What to produce: Everything in the listing except the pictures should be written out exactly.

Supplied data:

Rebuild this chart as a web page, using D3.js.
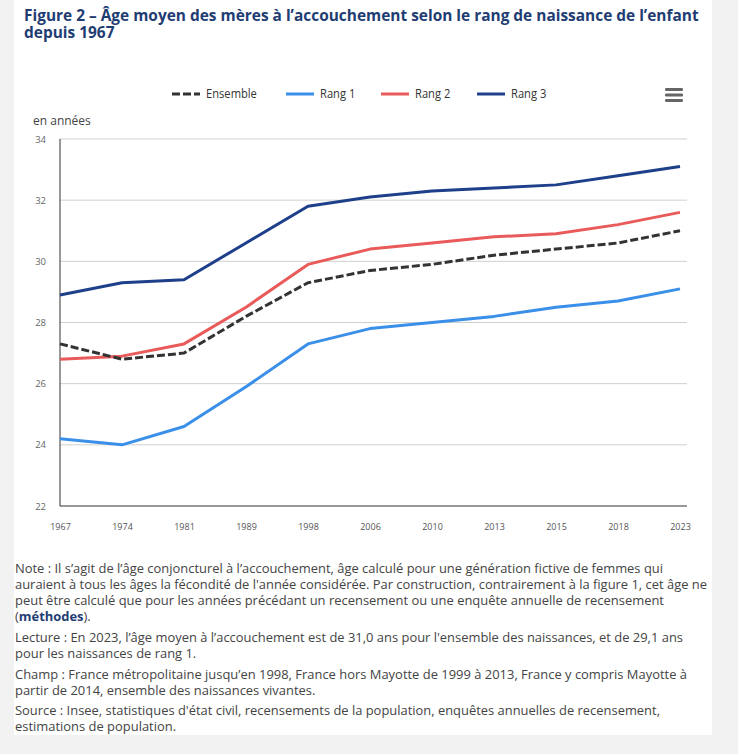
<!DOCTYPE html>
<html lang="fr">
<head>
<meta charset="UTF-8">
<title>Figure 2 – Âge moyen des mères à l'accouchement</title>
<script src="https://d3js.org/d3.v7.min.js"></script>
<style>
  body { margin: 0; background: #f2f2f2; }
  svg { display: block; font-family: "Open Sans", Arial, sans-serif; }
</style>
</head>
<body>
<div id="chart"></div>
<script>
// data
var years = ['1967', '1974', '1981', '1989', '1998', '2006', '2010', '2013', '2015', '2018', '2023'];
var ensemble = [27.3, 26.8, 27.0, 28.2, 29.3, 29.7, 29.9, 30.2, 30.4, 30.6, 31.0];
var rang1 = [24.2, 24.0, 24.6, 25.9, 27.3, 27.8, 28.0, 28.2, 28.5, 28.7, 29.1];
var rang2 = [26.8, 26.9, 27.3, 28.5, 29.9, 30.4, 30.6, 30.8, 30.9, 31.2, 31.6];
var rang3 = [28.9, 29.3, 29.4, 30.6, 31.8, 32.1, 32.3, 32.4, 32.5, 32.8, 33.1];
var yTicks = [22, 24, 26, 28, 30, 32, 34];

var series = [
  {name: 'Ensemble', values: ensemble, color: '#333333', dash: '8,3'},
  {name: 'Rang 1', values: rang1, color: '#3a8fe8', dash: null},
  {name: 'Rang 2', values: rang2, color: '#e95b5b', dash: null},
  {name: 'Rang 3', values: rang3, color: '#1e3f8a', dash: null}
];

var W = 738, H = 754;
var plot = {left: 60, right: 687, top: 139, bottom: 506};
var legendX = [172, 286, 381, 477];   // left edge of each legend swatch

var svg = d3.select('#chart').append('svg')
  .attr('width', W).attr('height', H);

// white panel
svg.append('rect').attr('x', 14).attr('y', 0).attr('width', 698).attr('height', 735).attr('fill', '#fff');

// fit a text line to a target width (the original font is narrower than Open Sans)
function fit(sel, width) {
  sel.attr('textLength', width).attr('lengthAdjust', 'spacingAndGlyphs');
}

// title: one text, two lines, squeezed horizontally like the condensed original
var titleColor = '#1f3d73';
var title = svg.append('text')
  .attr('font-size', 16.5).attr('font-weight', 700).attr('fill', titleColor);
var tl1 = title.append('tspan').attr('x', 0).attr('y', 21.5)
  .text('Figure 2 – Âge moyen des mères à l’accouchement selon le rang de naissance de l’enfant');
title.append('tspan').attr('x', 0).attr('y', 38.5).text('depuis 1967');
var sx = 675 / tl1.node().getComputedTextLength();
title.attr('transform', 'translate(24,0) scale(' + sx + ',1)');

// scales
var x = d3.scalePoint().domain(years).range([60, 680]);
var y = d3.scaleLinear().domain([22, 34]).range([plot.bottom, plot.top]);

// grid lines
svg.append('g').selectAll('line')
  .data(yTicks.filter(d => d > 22))
  .enter().append('line')
  .attr('x1', plot.left).attr('x2', plot.right)
  .attr('y1', d => y(d)).attr('y2', d => y(d))
  .attr('stroke', '#d0d0d0').attr('stroke-width', 1);

// y axis
var yAxis = svg.append('g')
  .attr('transform', 'translate(' + plot.left + ',0)')
  .call(d3.axisLeft(y).tickValues(yTicks).tickSize(0).tickPadding(14));
yAxis.select('.domain').remove();
yAxis.selectAll('text').attr('font-size', 9.5).attr('fill', '#666').attr('font-family', '"Open Sans", sans-serif');

// x axis
var xAxis = svg.append('g')
  .attr('transform', 'translate(0,' + plot.bottom + ')')
  .call(d3.axisBottom(x).tickSize(0).tickPadding(18));
xAxis.select('.domain').remove();
xAxis.selectAll('text').attr('font-size', 9).attr('fill', '#555').attr('font-family', '"Open Sans", sans-serif');

// axis lines
svg.append('line').attr('x1', plot.left).attr('x2', plot.left)
  .attr('y1', plot.top).attr('y2', plot.bottom).attr('stroke', '#333');
svg.append('line').attr('x1', plot.left).attr('x2', plot.right)
  .attr('y1', plot.bottom).attr('y2', plot.bottom).attr('stroke', '#333');

// unit label
svg.append('text').attr('x', 33).attr('y', 125)
  .attr('font-size', 12).attr('fill', '#444').text('en années');

// lines, drawn from Rang 3 back to Ensemble so the dashed one sits on top
var line = d3.line()
  .x((d, i) => x(years[i]))
  .y(d => y(d));

series.slice().reverse().forEach(function(s) {
  svg.append('path')
    .datum(s.values)
    .attr('fill', 'none')
    .attr('stroke', s.color)
    .attr('stroke-width', 3)
    .attr('stroke-linejoin', 'round')
    .attr('stroke-dasharray', s.dash)
    .attr('d', line);
});

// legend
series.forEach(function(s, i) {
  var lx = legendX[i];
  var g = svg.append('g');
  g.append('line').attr('x1', lx).attr('x2', lx + 28)
    .attr('y1', 94).attr('y2', 94)
    .attr('stroke', s.color).attr('stroke-width', 3)
    .attr('stroke-dasharray', s.dash);
  var txt = g.append('text').attr('x', lx + 34).attr('y', 98)
    .attr('font-size', 12).attr('fill', '#333').text(s.name);
  fit(txt, txt.node().getComputedTextLength() * 0.93);
});

// menu icon
[88, 93.5, 99].forEach(function(yy) {
  svg.append('rect').attr('x', 665).attr('y', yy).attr('width', 18).attr('height', 3)
    .attr('rx', 1.2).attr('fill', '#666');
});

// notes below the chart
var notes = [
  {y: 573, end: 663, text: 'Note : Il s’agit de l’âge conjoncturel à l’accouchement, âge calculé pour une génération fictive de femmes qui'},
  {y: 589, end: 707, text: 'auraient à tous les âges la fécondité de l\'année considérée. Par construction, contrairement à la figure 1, cet âge ne'},
  {y: 605, end: 664, text: 'peut être calculé que pour les années précédant un recensement ou une enquête annuelle de recensement'},
  {y: 621, end: null, text: null},
  {y: 641.5, end: 683, text: 'Lecture : En 2023, l’âge moyen à l’accouchement est de 31,0 ans pour l\'ensemble des naissances, et de 29,1 ans'},
  {y: 657.5, end: null, text: 'pour les naissances de rang 1.'},
  {y: 678.5, end: 687, text: 'Champ : France métropolitaine jusqu’en 1998, France hors Mayotte de 1999 à 2013, France y compris Mayotte à'},
  {y: 694.5, end: null, text: 'partir de 2014, ensemble des naissances vivantes.'},
  {y: 715, end: 660, text: 'Source : Insee, statistiques d\'état civil, recensements de la population, enquêtes annuelles de recensement,'},
  {y: 731, end: null, text: 'estimations de population.'}
];

var ratios = [];
var pending = [];
notes.forEach(function(n) {
  var t = svg.append('text').attr('x', 15).attr('y', n.y)
    .attr('font-size', 12.5).attr('fill', '#444');
  if (n.text === null) {
    t.append('tspan').text('(');
    t.append('tspan').attr('font-weight', 700).attr('fill', titleColor).text('méthodes');
    t.append('tspan').text(').');
  } else {
    t.text(n.text);
  }
  var len = t.node().getComputedTextLength();
  if (n.end) {
    ratios.push((n.end - 15) / len);
    fit(t, n.end - 15);
  } else {
    pending.push({sel: t, len: len});
  }
});
var ratio = d3.mean(ratios);
pending.forEach(function(p) { fit(p.sel, p.len * ratio); });
</script>
</body>
</html>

The answer:
Rebuild this chart as a web page, using D3.js.
<!DOCTYPE html>
<html lang="fr">
<head>
<meta charset="UTF-8">
<title>Figure 2 – Âge moyen des mères à l'accouchement</title>
<script src="https://d3js.org/d3.v7.min.js"></script>
<style>
  body { margin: 0; background: #f2f2f2; }
  svg { display: block; font-family: "Open Sans", Arial, sans-serif; }
</style>
</head>
<body>
<div id="chart"></div>
<script>
// data
var years = ['1967', '1974', '1981', '1989', '1998', '2006', '2010', '2013', '2015', '2018', '2023'];
var ensemble = [27.3, 26.8, 27.0, 28.2, 29.3, 29.7, 29.9, 30.2, 30.4, 30.6, 31.0];
var rang1 = [24.2, 24.0, 24.6, 25.9, 27.3, 27.8, 28.0, 28.2, 28.5, 28.7, 29.1];
var rang2 = [26.8, 26.9, 27.3, 28.5, 29.9, 30.4, 30.6, 30.8, 30.9, 31.2, 31.6];
var rang3 = [28.9, 29.3, 29.4, 30.6, 31.8, 32.1, 32.3, 32.4, 32.5, 32.8, 33.1];
var yTicks = [22, 24, 26, 28, 30, 32, 34];

var series = [
  {name: 'Ensemble', values: ensemble, color: '#333333', dash: '8,3'},
  {name: 'Rang 1', values: rang1, color: '#3a8fe8', dash: null},
  {name: 'Rang 2', values: rang2, color: '#e95b5b', dash: null},
  {name: 'Rang 3', values: rang3, color: '#1e3f8a', dash: null}
];

var W = 738, H = 754;
var plot = {left: 60, right: 687, top: 139, bottom: 506};
var legendX = [172, 286, 381, 477];   // left edge of each legend swatch

var svg = d3.select('#chart').append('svg')
  .attr('width', W).attr('height', H);

// white panel
svg.append('rect').attr('x', 14).attr('y', 0).attr('width', 698).attr('height', 735).attr('fill', '#fff');

// fit a text line to a target width (the original font is narrower than Open Sans)
function fit(sel, width) {
  sel.attr('textLength', width).attr('lengthAdjust', 'spacingAndGlyphs');
}

// title: one text, two lines, squeezed horizontally like the condensed original
var titleColor = '#1f3d73';
var title = svg.append('text')
  .attr('font-size', 16.5).attr('font-weight', 700).attr('fill', titleColor);
var tl1 = title.append('tspan').attr('x', 0).attr('y', 21.5)
  .text('Figure 2 – Âge moyen des mères à l’accouchement selon le rang de naissance de l’enfant');
title.append('tspan').attr('x', 0).attr('y', 38.5).text('depuis 1967');
var sx = 675 / tl1.node().getComputedTextLength();
title.attr('transform', 'translate(24,0) scale(' + sx + ',1)');

// scales
var x = d3.scalePoint().domain(years).range([60, 680]);
var y = d3.scaleLinear().domain([22, 34]).range([plot.bottom, plot.top]);

// grid lines
svg.append('g').selectAll('line')
  .data(yTicks.filter(d => d > 22))
  .enter().append('line')
  .attr('x1', plot.left).attr('x2', plot.right)
  .attr('y1', d => y(d)).attr('y2', d => y(d))
  .attr('stroke', '#d0d0d0').attr('stroke-width', 1);

// y axis
var yAxis = svg.append('g')
  .attr('transform', 'translate(' + plot.left + ',0)')
  .call(d3.axisLeft(y).tickValues(yTicks).tickSize(0).tickPadding(14));
yAxis.select('.domain').remove();
yAxis.selectAll('text').attr('font-size', 9.5).attr('fill', '#666').attr('font-family', '"Open Sans", sans-serif');

// x axis
var xAxis = svg.append('g')
  .attr('transform', 'translate(0,' + plot.bottom + ')')
  .call(d3.axisBottom(x).tickSize(0).tickPadding(18));
xAxis.select('.domain').remove();
xAxis.selectAll('text').attr('font-size', 9).attr('fill', '#555').attr('font-family', '"Open Sans", sans-serif');

// axis lines
svg.append('line').attr('x1', plot.left).attr('x2', plot.left)
  .attr('y1', plot.top).attr('y2', plot.bottom).attr('stroke', '#333');
svg.append('line').attr('x1', plot.left).attr('x2', plot.right)
  .attr('y1', plot.bottom).attr('y2', plot.bottom).attr('stroke', '#333');

// unit label
svg.append('text').attr('x', 33).attr('y', 125)
  .attr('font-size', 12).attr('fill', '#444').text('en années');

// lines, drawn from Rang 3 back to Ensemble so the dashed one sits on top
var line = d3.line()
  .x((d, i) => x(years[i]))
  .y(d => y(d));

series.slice().reverse().forEach(function(s) {
  svg.append('path')
    .datum(s.values)
    .attr('fill', 'none')
    .attr('stroke', s.color)
    .attr('stroke-width', 3)
    .attr('stroke-linejoin', 'round')
    .attr('stroke-dasharray', s.dash)
    .attr('d', line);
});

// legend
series.forEach(function(s, i) {
  var lx = legendX[i];
  var g = svg.append('g');
  g.append('line').attr('x1', lx).attr('x2', lx + 28)
    .attr('y1', 94).attr('y2', 94)
    .attr('stroke', s.color).attr('stroke-width', 3)
    .attr('stroke-dasharray', s.dash);
  var txt = g.append('text').attr('x', lx + 34).attr('y', 98)
    .attr('font-size', 12).attr('fill', '#333').text(s.name);
  fit(txt, txt.node().getComputedTextLength() * 0.93);
});

// menu icon
[88, 93.5, 99].forEach(function(yy) {
  svg.append('rect').attr('x', 665).attr('y', yy).attr('width', 18).attr('height', 3)
    .attr('rx', 1.2).attr('fill', '#666');
});

// notes below the chart
var notes = [
  {y: 573, end: 663, text: 'Note : Il s’agit de l’âge conjoncturel à l’accouchement, âge calculé pour une génération fictive de femmes qui'},
  {y: 589, end: 707, text: 'auraient à tous les âges la fécondité de l\'année considérée. Par construction, contrairement à la figure 1, cet âge ne'},
  {y: 605, end: 664, text: 'peut être calculé que pour les années précédant un recensement ou une enquête annuelle de recensement'},
  {y: 621, end: null, text: null},
  {y: 641.5, end: 683, text: 'Lecture : En 2023, l’âge moyen à l’accouchement est de 31,0 ans pour l\'ensemble des naissances, et de 29,1 ans'},
  {y: 657.5, end: null, text: 'pour les naissances de rang 1.'},
  {y: 678.5, end: 687, text: 'Champ : France métropolitaine jusqu’en 1998, France hors Mayotte de 1999 à 2013, France y compris Mayotte à'},
  {y: 694.5, end: null, text: 'partir de 2014, ensemble des naissances vivantes.'},
  {y: 715, end: 660, text: 'Source : Insee, statistiques d\'état civil, recensements de la population, enquêtes annuelles de recensement,'},
  {y: 731, end: null, text: 'estimations de population.'}
];

var ratios = [];
var pending = [];
notes.forEach(function(n) {
  var t = svg.append('text').attr('x', 15).attr('y', n.y)
    .attr('font-size', 12.5).attr('fill', '#444');
  if (n.text === null) {
    t.append('tspan').text('(');
    t.append('tspan').attr('font-weight', 700).attr('fill', titleColor).text('méthodes');
    t.append('tspan').text(').');
  } else {
    t.text(n.text);
  }
  var len = t.node().getComputedTextLength();
  if (n.end) {
    ratios.push((n.end - 15) / len);
    fit(t, n.end - 15);
  } else {
    pending.push({sel: t, len: len});
  }
});
var ratio = d3.mean(ratios);
pending.forEach(function(p) { fit(p.sel, p.len * ratio); });
</script>
</body>
</html>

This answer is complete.